# [BRIEF]
Tally how many lines hold the string "with". Your reply should be that number alone.

Stored entries
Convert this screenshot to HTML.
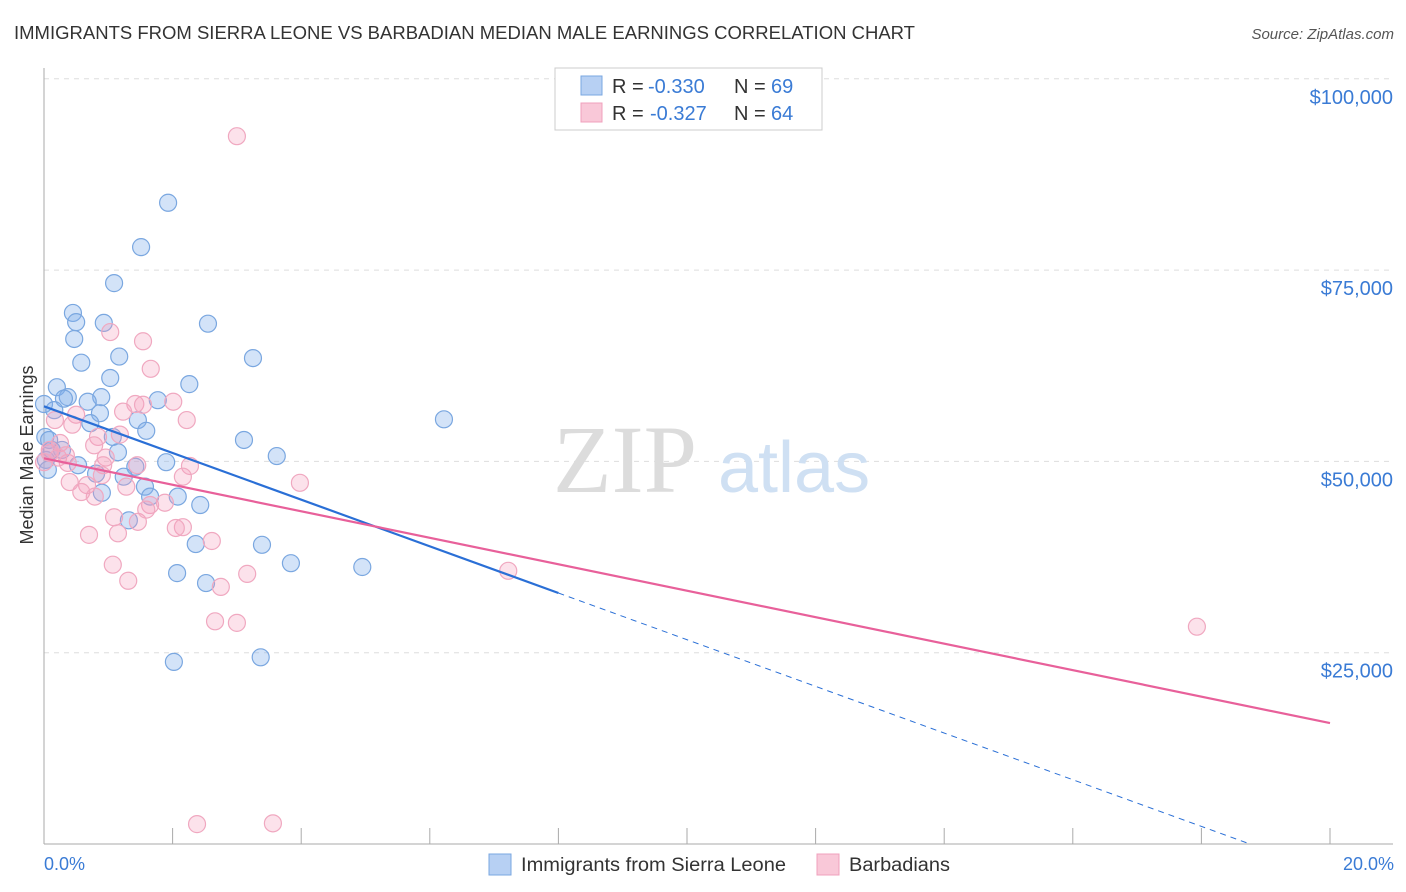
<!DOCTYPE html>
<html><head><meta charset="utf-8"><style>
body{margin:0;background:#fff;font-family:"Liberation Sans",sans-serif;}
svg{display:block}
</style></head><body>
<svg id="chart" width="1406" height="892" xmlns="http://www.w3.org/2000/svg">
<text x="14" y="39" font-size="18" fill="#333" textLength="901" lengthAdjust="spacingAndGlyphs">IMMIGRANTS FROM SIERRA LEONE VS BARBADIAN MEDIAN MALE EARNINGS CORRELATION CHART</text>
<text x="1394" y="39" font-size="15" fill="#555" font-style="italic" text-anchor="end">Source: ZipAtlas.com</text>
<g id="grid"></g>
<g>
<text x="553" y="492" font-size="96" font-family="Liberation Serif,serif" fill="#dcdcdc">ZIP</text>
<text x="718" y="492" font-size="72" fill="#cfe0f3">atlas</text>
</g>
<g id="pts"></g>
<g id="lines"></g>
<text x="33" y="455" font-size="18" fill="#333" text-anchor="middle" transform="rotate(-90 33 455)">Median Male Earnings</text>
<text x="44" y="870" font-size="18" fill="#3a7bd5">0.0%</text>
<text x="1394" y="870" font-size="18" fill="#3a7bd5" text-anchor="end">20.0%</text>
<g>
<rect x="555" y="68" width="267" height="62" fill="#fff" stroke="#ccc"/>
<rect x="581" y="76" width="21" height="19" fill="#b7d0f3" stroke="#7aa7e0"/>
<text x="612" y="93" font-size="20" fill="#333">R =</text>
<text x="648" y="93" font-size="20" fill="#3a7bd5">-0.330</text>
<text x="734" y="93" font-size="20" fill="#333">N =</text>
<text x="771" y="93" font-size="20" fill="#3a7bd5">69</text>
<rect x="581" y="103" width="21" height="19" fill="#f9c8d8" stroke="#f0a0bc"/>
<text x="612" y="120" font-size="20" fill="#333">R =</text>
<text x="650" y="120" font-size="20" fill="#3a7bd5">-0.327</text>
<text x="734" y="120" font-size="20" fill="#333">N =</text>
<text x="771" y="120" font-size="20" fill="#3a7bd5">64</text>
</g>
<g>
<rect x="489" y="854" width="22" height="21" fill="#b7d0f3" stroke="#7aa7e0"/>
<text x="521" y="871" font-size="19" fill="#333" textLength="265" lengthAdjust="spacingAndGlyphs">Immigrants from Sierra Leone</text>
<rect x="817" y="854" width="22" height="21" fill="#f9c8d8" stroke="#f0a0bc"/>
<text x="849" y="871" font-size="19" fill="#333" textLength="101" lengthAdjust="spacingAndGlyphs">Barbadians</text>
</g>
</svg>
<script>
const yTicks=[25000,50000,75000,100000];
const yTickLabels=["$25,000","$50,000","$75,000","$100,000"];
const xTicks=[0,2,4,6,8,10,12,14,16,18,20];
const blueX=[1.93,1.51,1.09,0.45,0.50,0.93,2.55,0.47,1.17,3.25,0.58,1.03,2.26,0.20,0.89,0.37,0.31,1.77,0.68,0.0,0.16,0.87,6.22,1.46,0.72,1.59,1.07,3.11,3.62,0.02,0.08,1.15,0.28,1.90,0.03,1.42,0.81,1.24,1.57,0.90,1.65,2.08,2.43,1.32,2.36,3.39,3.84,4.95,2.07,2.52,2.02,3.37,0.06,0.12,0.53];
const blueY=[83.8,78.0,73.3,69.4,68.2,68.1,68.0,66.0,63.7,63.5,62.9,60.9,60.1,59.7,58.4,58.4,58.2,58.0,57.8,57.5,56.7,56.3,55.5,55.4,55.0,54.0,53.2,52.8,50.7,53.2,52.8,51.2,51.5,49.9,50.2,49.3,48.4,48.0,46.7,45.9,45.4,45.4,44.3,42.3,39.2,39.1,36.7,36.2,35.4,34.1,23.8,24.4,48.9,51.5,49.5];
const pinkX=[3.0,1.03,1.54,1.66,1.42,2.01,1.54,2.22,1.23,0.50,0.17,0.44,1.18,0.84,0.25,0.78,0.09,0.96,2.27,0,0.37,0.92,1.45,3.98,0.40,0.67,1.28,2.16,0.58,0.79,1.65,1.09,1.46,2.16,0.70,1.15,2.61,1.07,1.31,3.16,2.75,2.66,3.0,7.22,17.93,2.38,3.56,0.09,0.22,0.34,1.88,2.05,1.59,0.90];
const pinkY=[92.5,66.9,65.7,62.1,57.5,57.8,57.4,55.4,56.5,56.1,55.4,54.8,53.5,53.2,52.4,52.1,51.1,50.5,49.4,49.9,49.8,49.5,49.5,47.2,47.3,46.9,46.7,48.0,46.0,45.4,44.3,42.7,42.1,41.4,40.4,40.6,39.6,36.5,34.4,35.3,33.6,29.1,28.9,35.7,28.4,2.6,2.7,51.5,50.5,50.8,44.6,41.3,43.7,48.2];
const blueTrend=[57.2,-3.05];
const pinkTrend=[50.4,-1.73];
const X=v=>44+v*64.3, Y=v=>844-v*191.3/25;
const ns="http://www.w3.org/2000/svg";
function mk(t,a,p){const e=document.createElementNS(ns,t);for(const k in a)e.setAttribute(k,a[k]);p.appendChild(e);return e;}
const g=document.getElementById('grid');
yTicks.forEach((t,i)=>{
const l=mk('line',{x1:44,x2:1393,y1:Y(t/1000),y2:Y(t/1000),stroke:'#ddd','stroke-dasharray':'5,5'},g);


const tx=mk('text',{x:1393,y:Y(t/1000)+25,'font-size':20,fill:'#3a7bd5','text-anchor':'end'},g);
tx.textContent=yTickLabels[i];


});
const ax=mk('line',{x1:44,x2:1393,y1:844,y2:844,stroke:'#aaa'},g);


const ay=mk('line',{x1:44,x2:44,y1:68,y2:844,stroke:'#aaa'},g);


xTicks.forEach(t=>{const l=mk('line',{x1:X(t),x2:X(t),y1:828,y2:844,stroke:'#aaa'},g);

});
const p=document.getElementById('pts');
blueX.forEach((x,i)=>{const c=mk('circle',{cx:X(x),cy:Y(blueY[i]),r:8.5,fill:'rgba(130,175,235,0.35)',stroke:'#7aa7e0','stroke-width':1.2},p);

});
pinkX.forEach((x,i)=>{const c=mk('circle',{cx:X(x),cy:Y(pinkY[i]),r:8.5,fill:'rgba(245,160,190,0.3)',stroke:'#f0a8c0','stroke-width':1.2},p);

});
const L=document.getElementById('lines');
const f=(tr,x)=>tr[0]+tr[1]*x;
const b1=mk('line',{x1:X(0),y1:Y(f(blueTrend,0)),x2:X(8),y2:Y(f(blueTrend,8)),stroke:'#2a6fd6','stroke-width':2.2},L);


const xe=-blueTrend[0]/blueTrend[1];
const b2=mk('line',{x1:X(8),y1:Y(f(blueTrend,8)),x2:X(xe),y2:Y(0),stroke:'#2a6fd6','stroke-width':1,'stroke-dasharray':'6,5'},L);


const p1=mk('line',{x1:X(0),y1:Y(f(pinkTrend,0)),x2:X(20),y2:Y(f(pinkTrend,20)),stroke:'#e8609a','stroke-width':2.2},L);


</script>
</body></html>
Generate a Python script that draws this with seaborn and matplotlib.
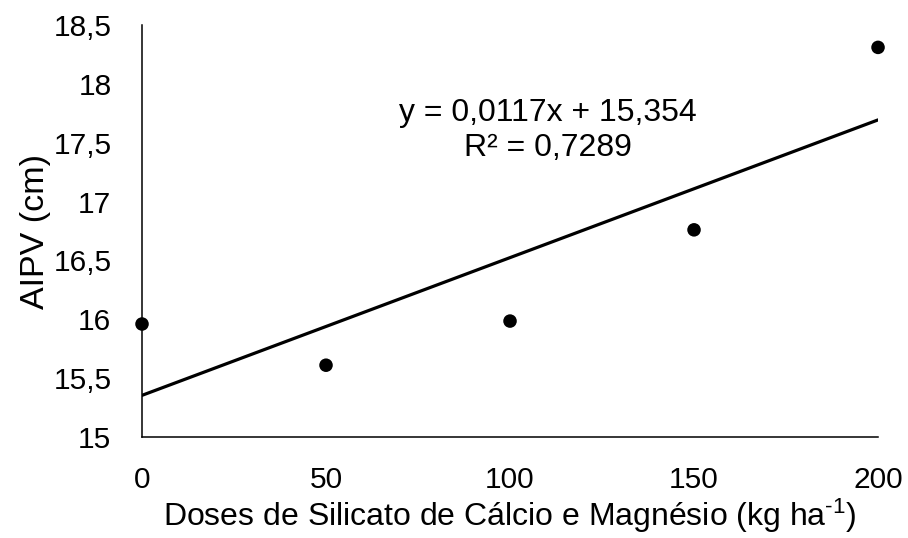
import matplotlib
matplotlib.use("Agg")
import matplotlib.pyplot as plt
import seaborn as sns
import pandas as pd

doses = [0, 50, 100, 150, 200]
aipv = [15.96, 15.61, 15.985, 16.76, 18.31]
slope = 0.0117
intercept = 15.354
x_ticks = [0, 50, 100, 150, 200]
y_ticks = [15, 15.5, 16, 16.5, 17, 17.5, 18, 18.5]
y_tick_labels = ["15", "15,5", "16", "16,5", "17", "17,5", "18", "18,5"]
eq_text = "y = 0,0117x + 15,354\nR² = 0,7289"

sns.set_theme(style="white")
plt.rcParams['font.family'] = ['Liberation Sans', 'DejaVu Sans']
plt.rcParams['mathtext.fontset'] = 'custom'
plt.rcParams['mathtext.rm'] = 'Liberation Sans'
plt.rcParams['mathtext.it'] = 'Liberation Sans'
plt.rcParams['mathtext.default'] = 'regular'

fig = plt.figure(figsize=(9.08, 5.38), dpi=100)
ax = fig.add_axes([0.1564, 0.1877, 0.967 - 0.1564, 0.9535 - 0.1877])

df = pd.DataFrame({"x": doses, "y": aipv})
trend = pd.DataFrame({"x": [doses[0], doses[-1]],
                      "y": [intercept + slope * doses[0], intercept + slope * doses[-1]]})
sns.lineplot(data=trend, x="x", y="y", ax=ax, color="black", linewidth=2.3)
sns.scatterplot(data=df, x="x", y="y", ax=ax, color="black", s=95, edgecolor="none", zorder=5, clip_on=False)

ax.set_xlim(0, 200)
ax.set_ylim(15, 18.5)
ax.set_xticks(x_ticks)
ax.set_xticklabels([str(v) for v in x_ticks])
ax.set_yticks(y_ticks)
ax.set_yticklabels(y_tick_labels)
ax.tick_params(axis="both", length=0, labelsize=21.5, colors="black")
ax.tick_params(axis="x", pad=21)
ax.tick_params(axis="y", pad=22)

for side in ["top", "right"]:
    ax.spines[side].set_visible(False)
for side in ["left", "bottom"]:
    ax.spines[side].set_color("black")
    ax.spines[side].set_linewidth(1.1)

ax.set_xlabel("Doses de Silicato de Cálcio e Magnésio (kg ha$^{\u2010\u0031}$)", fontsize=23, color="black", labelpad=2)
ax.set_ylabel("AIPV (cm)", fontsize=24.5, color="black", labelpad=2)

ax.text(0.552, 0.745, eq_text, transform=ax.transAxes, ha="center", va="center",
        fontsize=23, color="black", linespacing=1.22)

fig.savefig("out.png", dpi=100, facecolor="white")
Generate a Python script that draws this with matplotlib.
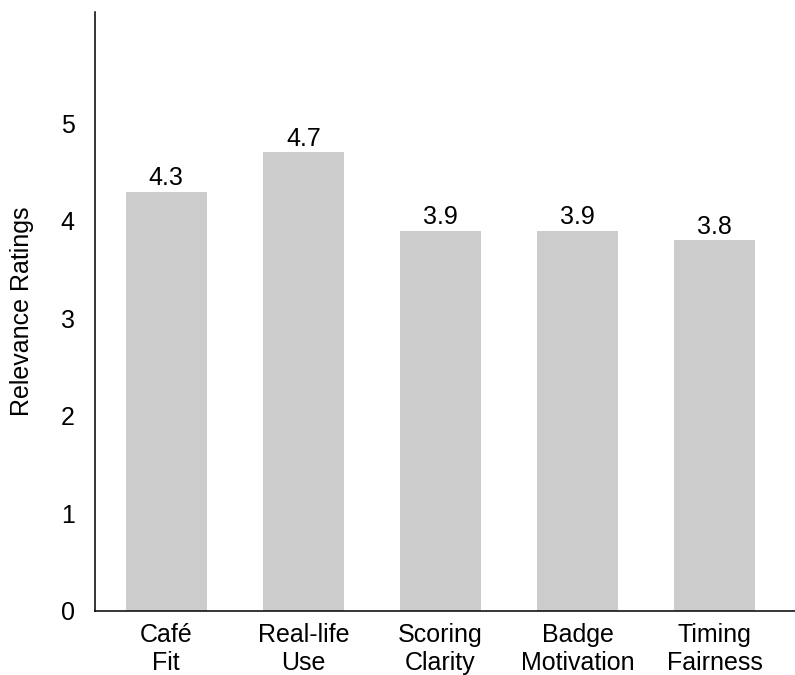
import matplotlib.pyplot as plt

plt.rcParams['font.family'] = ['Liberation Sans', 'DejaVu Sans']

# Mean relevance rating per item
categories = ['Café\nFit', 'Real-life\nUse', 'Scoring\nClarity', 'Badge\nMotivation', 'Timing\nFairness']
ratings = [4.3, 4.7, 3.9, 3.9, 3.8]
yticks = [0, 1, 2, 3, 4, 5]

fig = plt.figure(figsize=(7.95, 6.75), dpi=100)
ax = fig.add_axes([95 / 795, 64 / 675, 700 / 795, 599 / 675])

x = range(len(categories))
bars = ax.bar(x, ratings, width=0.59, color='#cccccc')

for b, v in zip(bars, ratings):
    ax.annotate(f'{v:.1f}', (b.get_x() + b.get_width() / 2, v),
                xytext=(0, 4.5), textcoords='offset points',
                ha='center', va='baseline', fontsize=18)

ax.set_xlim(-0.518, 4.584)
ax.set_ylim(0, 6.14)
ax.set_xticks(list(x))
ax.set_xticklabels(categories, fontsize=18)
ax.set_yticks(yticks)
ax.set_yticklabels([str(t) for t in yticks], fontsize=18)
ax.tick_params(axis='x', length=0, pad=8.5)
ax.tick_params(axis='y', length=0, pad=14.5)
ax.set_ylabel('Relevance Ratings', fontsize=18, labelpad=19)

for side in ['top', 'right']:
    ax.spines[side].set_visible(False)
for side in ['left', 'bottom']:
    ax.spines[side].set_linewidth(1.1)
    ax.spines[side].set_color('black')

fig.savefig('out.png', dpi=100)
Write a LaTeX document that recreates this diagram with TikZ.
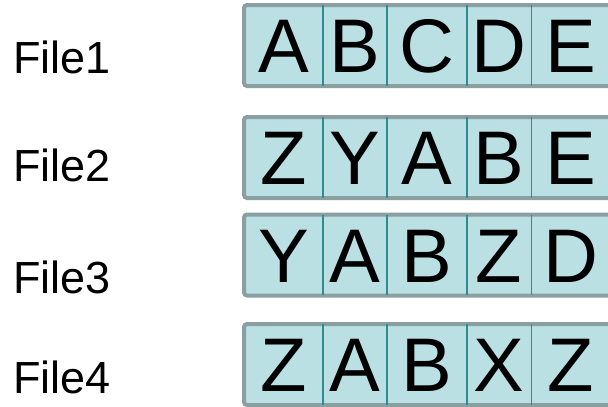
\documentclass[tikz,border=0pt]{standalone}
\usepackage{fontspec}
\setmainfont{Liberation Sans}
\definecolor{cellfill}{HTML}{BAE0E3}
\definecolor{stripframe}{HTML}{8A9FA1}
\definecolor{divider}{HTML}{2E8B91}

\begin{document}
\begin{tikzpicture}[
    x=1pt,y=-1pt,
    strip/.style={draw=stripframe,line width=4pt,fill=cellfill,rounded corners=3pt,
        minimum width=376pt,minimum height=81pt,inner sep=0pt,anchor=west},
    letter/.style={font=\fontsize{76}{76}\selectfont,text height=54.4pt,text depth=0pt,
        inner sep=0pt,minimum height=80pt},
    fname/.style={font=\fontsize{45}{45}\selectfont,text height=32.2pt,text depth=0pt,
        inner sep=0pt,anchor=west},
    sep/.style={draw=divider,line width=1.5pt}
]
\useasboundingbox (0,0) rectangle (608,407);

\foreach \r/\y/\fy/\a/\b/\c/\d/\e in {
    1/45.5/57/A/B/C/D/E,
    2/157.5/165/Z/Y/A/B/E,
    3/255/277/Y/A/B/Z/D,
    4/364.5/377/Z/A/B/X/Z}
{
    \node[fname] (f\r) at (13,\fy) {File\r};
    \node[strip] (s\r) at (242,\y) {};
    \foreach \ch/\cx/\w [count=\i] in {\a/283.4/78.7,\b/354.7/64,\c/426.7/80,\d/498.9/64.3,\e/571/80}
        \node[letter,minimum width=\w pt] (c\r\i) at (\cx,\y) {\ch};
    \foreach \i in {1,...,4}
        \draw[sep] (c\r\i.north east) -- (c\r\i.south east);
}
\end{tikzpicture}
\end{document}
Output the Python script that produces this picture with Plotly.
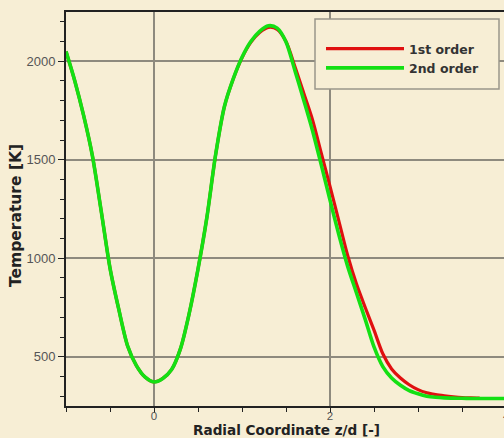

# [FINISHED TASK]
4